Cara Syahrir menghabiskan waktunya dengan anak-anak, caranya mencintai dan tidak membeda-bedakan perlakuan terhadap anak laki-laki dan perempuan, mencerminkan karakter dan kepribadiannya yang sangat simpatik. Tanpa membeda-bedakan perlakuan dan penilaian terhadap anak laki-laki atau anak perempuan, ia sepertinya menganggap anak-anak adalah benih-benih kekuatan di masa mendatang yang layak mendapatkan curahan perhatian dan kasih saying penuh dari dirinya. Lagi-lagi, Syahrir selalu menyadari segala sesuatu lebih awal dari yang lain. Di kala kebanyakan masyarakat cenderung acuh tak acuh terhadap pendidikan dan pertumbuhan anak-anak pada usia sangat dini, Syahrir telah mempraktekkan penghargaan dan perhatian yang besar kepada anak-anak.

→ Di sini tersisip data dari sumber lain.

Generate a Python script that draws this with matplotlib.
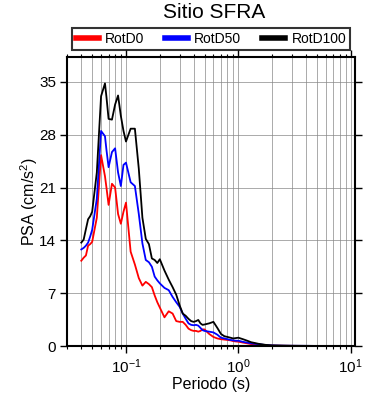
import matplotlib
matplotlib.use("Agg")
import matplotlib.pyplot as plt
from matplotlib.ticker import LogLocator, FixedLocator, NullFormatter

plt.rcParams["font.family"] = ["Liberation Sans", "DejaVu Sans"]
plt.rcParams["mathtext.fontset"] = "custom"
plt.rcParams["mathtext.rm"] = "Liberation Sans"
plt.rcParams["mathtext.it"] = "Liberation Sans"

# periodos (s)
periodos = [0.04, 0.042, 0.044, 0.046, 0.048, 0.05, 0.055, 0.06, 0.065, 0.067,
            0.07, 0.075, 0.08, 0.085, 0.09, 0.095, 0.1, 0.11, 0.12, 0.13,
            0.14, 0.15, 0.16, 0.17, 0.18, 0.19, 0.20, 0.22, 0.24, 0.26,
            0.28, 0.30, 0.32, 0.34, 0.36, 0.38, 0.40, 0.42, 0.44, 0.46,
            0.48, 0.50, 0.55, 0.60, 0.65, 0.70, 0.75, 0.80, 0.85, 0.90,
            0.95, 1.0, 1.1, 1.2, 1.3, 1.4, 1.5, 1.75, 2.0, 2.5,
            3.0, 4.0, 5.0, 7.5, 10.0]

rotd100 = [13.7, 14.1, 15.5, 16.8, 17.2, 17.8, 23.0, 33.1, 34.8, 33.0,
           30.1, 30.0, 32.0, 33.2, 30.5, 28.5, 27.1, 28.8, 28.8, 23.5,
           17.0, 14.2, 13.5, 11.6, 11.4, 11.0, 11.5, 10.0, 8.8, 7.8,
           6.8, 5.4, 4.3, 4.0, 3.6, 3.3, 3.2, 3.3, 3.45, 3.0,
           2.8, 2.85, 3.0, 3.2, 2.4, 1.6, 1.3, 1.2, 1.1, 1.0,
           1.05, 1.1, 0.9, 0.7, 0.5, 0.4, 0.3, 0.15, 0.08, 0.05,
           0.03, 0.02, 0.01, 0.01, 0.01]

rotd50 = [12.8, 13.0, 13.3, 13.7, 14.5, 15.4, 19.5, 28.5, 27.8, 26.0,
          23.7, 25.7, 26.2, 23.0, 21.2, 24.0, 24.3, 21.7, 21.2, 17.5,
          13.6, 11.4, 11.1, 10.5, 9.2, 8.7, 8.3, 7.7, 7.4, 6.5,
          5.8, 5.2, 4.3, 3.6, 3.0, 2.8, 2.75, 2.8, 2.7, 2.4,
          2.1, 2.0, 1.9, 1.8, 1.5, 1.1, 1.0, 0.9, 0.8, 0.75,
          0.7, 0.7, 0.55, 0.45, 0.35, 0.3, 0.25, 0.12, 0.07, 0.04,
          0.03, 0.02, 0.01, 0.01, 0.01]

rotd0 = [11.3, 11.7, 12.0, 13.3, 13.5, 13.8, 17.0, 25.3, 22.5, 21.0,
         18.7, 21.5, 21.0, 17.5, 16.2, 17.8, 19.0, 12.5, 10.8, 9.0,
         8.0, 8.5, 8.2, 7.8, 6.7, 5.8, 5.1, 3.8, 4.6, 4.3,
         3.3, 3.2, 3.2, 2.8, 2.3, 2.1, 2.0, 2.0, 1.9, 2.0,
         2.2, 2.2, 1.6, 1.2, 1.0, 0.9, 0.85, 0.8, 0.75, 0.65,
         0.6, 0.57, 0.45, 0.35, 0.25, 0.2, 0.15, 0.08, 0.05, 0.03,
         0.02, 0.01, 0.01, 0.01, 0.01]

yticks = [0, 7, 14, 21, 28, 35]

fig = plt.figure(figsize=(3.9, 4.0), dpi=100)
ax = fig.add_axes([0.172, 0.135, 0.738, 0.7225])

ax.plot(periodos, rotd0, color="red", lw=1.3, label="RotD0")
ax.plot(periodos, rotd50, color="blue", lw=1.3, label="RotD50")
ax.plot(periodos, rotd100, color="black", lw=1.3, label="RotD100")

ax.set_xscale("log")
ax.set_xlim(0.0299, 10.9)
ax.set_ylim(0, 38.3)
ax.yaxis.set_major_locator(FixedLocator(yticks))
ax.xaxis.set_major_locator(LogLocator(base=10))
ax.xaxis.set_minor_locator(LogLocator(base=10, subs=range(2, 10)))
ax.xaxis.set_minor_formatter(NullFormatter())

ax.grid(True, which="both", axis="x", color="#888888", lw=0.5)
ax.grid(True, which="major", axis="y", color="#888888", lw=0.5)
ax.set_axisbelow(True)

ax.tick_params(which="major", direction="out", length=5, width=1,
               top=True, right=True, labelsize=11, pad=3)
ax.tick_params(which="minor", direction="out", length=2.5, width=0.8,
               top=True, right=False)
for s in ax.spines.values():
    s.set_linewidth(1.5)

ax.set_xlabel("Periodo (s)", fontsize=11.5, labelpad=1)
ax.set_ylabel("PSA (cm/s$^2$)", fontsize=11.5, labelpad=-1)
fig.text(0.549, 0.97, "Sitio SFRA", fontsize=15, ha="center", va="center")

leg = ax.legend(loc="lower center", bbox_to_anchor=(0.5, 1.024), ncol=3,
                fontsize=10, frameon=True, fancybox=False, edgecolor="black",
                handlelength=1.65, columnspacing=1.5, borderpad=0.3,
                handletextpad=0.45, borderaxespad=0)
leg.get_frame().set_linewidth(1.5)
for l in leg.get_lines():
    l.set_linewidth(4)

fig.savefig("out.png", dpi=100)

Baginya anak-anak, laki-laki atau perempuan, adalah tunas yang akan tumbuh menjelma menjadi kekuatan yang besar jika dirawat dengan baik. Dan perawatan itu tentunya adalah melalui kasih sayang dan pendidikan.
“Bukan kehidupan kosmis yang kita kehendaki, tapi kehidupan manusia, manusia yang lebih tinggi, lebih dalam, lebih bagus sebagai jenis.”